### DIRECTION
Only the lines from the top of the listing below to the line that has "navolato = [80, 80, 80]" should be echoed, with both ends kept and pictures left out.

### PROVIDED MATERIAL
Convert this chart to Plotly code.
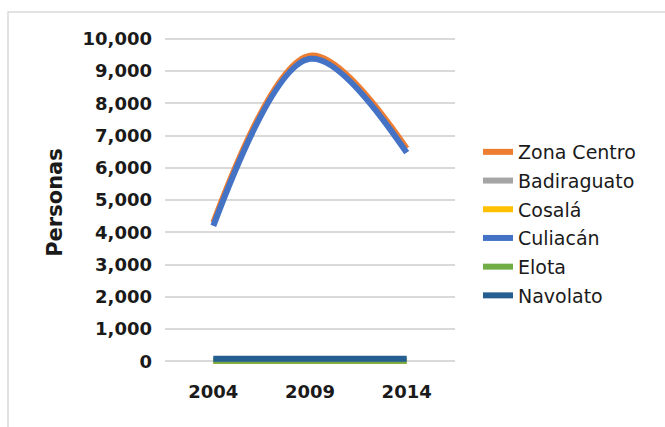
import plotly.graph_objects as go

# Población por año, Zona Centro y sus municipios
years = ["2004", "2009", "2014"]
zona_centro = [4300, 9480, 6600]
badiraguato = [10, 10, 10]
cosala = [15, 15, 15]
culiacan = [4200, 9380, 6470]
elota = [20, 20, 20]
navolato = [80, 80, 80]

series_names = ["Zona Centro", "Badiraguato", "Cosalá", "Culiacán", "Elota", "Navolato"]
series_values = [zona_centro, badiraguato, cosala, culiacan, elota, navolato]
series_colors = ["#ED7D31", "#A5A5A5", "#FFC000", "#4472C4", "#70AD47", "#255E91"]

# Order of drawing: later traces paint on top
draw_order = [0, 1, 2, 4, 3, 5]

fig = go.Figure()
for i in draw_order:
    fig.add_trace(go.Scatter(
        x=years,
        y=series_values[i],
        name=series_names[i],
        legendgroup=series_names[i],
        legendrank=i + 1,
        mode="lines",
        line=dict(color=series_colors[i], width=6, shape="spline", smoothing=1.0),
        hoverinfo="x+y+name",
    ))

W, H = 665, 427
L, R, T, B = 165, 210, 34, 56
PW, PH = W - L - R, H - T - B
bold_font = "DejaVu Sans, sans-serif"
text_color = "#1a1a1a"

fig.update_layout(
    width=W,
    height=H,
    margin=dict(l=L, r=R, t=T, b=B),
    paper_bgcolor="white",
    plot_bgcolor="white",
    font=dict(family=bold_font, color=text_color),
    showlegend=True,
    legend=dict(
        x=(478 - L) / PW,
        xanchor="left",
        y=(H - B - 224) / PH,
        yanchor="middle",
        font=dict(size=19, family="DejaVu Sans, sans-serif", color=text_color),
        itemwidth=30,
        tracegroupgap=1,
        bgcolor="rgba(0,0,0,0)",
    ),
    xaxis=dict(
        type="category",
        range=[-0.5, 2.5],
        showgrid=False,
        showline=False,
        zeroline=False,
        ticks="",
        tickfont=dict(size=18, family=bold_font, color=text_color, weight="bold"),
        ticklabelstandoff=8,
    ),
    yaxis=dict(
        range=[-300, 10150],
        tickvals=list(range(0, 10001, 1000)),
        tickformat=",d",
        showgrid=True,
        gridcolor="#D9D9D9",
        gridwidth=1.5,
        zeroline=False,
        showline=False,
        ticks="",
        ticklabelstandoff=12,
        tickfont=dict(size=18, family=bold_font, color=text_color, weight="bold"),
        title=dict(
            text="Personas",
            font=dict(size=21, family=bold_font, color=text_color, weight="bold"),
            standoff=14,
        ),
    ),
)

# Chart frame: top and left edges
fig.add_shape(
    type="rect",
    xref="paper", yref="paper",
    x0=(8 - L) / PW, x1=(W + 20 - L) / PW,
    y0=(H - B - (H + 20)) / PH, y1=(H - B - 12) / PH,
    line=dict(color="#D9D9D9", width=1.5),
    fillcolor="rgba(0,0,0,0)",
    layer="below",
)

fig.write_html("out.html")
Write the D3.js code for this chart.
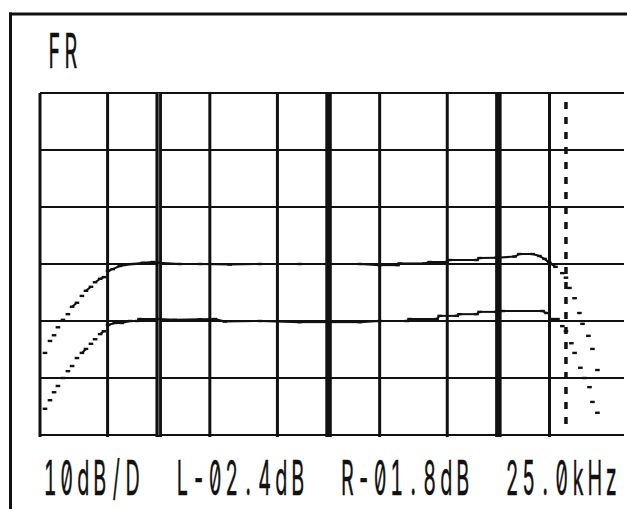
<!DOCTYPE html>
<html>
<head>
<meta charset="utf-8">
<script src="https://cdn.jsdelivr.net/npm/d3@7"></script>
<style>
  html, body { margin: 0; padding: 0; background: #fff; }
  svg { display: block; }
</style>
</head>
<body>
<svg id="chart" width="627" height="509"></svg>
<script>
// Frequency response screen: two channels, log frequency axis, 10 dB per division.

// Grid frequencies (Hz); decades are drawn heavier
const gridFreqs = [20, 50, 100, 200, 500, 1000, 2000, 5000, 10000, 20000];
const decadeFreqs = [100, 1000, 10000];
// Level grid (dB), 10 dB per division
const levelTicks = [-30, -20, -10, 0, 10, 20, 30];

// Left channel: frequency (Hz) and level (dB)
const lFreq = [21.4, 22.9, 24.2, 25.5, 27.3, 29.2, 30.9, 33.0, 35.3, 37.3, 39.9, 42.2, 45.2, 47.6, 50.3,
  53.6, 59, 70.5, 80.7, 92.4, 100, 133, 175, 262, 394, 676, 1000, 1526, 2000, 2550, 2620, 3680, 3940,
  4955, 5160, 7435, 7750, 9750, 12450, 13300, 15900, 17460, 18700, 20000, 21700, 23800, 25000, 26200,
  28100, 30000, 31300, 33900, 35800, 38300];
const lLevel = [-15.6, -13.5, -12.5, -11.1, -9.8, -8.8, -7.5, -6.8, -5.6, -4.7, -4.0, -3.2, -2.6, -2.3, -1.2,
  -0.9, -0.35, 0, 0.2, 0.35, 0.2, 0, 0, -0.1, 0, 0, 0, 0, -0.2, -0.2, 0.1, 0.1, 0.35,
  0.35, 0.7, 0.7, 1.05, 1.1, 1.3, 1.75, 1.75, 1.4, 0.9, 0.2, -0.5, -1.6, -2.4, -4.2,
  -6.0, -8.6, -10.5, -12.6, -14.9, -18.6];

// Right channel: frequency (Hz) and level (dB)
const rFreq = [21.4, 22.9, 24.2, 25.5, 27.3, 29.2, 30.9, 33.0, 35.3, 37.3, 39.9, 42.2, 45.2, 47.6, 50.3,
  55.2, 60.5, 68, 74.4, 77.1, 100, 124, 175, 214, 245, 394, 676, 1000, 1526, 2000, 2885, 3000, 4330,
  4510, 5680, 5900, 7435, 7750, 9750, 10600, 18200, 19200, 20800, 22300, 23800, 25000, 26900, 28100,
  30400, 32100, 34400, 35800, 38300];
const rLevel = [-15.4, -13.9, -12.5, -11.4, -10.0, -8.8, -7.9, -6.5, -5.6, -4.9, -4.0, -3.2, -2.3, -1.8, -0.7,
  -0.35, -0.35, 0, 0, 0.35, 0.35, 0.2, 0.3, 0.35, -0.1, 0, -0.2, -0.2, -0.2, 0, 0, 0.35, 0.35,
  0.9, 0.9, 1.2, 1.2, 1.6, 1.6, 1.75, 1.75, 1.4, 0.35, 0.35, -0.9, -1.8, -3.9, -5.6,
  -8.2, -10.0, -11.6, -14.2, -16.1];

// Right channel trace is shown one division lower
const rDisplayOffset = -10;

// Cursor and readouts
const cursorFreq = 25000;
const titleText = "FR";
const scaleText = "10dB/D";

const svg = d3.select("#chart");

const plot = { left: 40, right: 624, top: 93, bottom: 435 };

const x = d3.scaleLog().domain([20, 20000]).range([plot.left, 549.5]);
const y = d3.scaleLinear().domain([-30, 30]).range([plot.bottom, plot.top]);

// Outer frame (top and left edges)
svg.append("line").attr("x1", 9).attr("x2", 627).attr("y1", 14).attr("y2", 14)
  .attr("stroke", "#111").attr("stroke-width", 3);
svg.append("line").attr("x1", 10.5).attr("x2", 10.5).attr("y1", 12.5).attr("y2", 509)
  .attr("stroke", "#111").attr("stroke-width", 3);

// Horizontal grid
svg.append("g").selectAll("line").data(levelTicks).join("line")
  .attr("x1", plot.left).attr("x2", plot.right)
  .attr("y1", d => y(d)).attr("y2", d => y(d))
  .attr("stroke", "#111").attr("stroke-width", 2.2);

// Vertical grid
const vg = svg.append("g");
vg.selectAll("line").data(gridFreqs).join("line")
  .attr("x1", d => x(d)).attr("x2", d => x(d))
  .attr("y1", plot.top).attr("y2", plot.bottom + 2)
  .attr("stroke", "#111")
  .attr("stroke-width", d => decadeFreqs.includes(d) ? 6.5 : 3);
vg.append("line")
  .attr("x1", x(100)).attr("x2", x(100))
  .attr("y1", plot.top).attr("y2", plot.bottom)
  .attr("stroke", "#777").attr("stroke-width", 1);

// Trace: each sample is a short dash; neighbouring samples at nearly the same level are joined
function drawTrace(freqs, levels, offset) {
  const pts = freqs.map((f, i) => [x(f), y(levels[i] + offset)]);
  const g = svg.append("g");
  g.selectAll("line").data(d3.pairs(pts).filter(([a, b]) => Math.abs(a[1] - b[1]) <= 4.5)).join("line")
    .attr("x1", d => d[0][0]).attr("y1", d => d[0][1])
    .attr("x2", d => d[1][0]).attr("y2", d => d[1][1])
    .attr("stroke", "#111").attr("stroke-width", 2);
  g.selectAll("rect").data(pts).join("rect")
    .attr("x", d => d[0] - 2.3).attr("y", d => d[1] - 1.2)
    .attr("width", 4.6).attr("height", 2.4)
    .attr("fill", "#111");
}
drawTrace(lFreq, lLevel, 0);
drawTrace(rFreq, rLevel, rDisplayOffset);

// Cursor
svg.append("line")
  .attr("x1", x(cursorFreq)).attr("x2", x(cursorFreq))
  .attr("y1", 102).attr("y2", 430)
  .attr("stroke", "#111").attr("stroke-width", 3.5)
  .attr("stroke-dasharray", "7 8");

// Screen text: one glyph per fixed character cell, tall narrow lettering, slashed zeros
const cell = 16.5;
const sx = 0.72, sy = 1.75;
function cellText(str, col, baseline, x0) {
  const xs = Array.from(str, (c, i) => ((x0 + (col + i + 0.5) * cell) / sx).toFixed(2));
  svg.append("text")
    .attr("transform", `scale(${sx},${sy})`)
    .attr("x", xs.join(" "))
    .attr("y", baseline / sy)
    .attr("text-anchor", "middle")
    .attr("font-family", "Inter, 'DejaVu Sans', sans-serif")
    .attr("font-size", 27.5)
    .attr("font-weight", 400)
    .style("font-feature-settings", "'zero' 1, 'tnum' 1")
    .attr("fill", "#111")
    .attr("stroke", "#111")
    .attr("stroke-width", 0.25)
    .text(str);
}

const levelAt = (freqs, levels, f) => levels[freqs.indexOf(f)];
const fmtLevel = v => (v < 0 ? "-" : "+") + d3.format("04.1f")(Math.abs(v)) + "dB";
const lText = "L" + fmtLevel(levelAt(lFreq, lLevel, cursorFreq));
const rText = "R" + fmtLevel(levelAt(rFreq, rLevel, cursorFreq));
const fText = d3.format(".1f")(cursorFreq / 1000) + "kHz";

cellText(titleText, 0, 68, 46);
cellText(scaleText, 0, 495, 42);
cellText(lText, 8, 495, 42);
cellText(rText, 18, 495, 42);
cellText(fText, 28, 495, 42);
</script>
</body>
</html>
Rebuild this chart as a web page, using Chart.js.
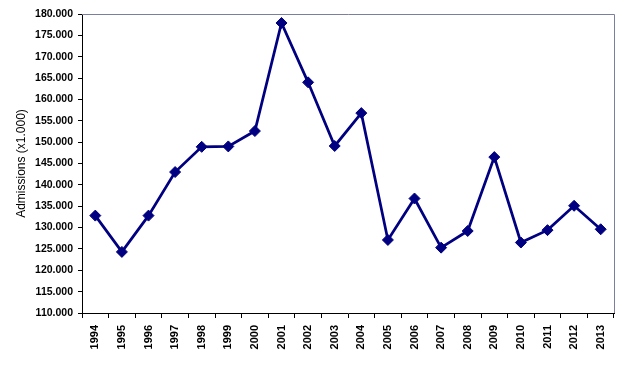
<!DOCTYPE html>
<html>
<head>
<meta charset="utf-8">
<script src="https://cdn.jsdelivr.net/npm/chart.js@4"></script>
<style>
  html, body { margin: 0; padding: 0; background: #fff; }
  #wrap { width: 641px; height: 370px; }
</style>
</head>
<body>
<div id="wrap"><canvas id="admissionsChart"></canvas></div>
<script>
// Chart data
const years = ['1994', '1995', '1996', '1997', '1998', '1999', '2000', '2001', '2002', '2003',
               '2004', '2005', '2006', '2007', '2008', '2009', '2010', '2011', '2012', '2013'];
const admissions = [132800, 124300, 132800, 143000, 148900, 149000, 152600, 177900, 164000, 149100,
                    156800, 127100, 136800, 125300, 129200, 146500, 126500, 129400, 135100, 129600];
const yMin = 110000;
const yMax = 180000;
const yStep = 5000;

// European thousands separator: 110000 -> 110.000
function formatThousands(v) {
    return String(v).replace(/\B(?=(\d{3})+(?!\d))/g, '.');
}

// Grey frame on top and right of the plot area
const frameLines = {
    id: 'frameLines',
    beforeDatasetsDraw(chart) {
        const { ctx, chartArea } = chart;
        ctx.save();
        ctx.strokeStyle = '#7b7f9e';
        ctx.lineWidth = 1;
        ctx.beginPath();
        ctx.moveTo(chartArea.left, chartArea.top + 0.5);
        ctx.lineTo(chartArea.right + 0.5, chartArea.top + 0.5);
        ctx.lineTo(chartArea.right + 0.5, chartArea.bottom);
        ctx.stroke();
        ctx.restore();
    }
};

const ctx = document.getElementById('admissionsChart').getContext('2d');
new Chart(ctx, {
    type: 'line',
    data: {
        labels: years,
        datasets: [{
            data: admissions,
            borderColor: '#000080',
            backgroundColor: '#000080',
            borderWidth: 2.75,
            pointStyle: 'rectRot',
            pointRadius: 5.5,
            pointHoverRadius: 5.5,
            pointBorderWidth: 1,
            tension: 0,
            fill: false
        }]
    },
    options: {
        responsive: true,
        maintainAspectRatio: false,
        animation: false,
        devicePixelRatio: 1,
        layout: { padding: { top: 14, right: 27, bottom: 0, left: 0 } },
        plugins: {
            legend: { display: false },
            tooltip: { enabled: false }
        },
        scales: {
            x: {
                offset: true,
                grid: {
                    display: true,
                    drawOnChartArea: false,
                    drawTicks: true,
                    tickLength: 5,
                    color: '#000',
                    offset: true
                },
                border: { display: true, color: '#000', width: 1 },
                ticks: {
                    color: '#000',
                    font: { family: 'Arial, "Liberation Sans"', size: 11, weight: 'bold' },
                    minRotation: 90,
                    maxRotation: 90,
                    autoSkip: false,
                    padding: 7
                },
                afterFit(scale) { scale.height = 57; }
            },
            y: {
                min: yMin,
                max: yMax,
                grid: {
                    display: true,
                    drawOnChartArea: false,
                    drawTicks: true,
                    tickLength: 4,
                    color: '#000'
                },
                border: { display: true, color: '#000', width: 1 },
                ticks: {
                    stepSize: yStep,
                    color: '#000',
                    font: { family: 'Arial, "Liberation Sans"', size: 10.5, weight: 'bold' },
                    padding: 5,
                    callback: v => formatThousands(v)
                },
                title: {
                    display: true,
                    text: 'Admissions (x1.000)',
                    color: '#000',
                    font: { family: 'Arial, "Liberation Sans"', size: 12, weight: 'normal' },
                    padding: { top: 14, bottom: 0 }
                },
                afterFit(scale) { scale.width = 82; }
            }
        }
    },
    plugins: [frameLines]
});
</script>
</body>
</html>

### FULL RESPONSE
Convert this chart to Plotly code.
import plotly.graph_objects as go

# Población por año, Zona Centro y sus municipios
years = ["2004", "2009", "2014"]
zona_centro = [4300, 9480, 6600]
badiraguato = [10, 10, 10]
cosala = [15, 15, 15]
culiacan = [4200, 9380, 6470]
elota = [20, 20, 20]
navolato = [80, 80, 80]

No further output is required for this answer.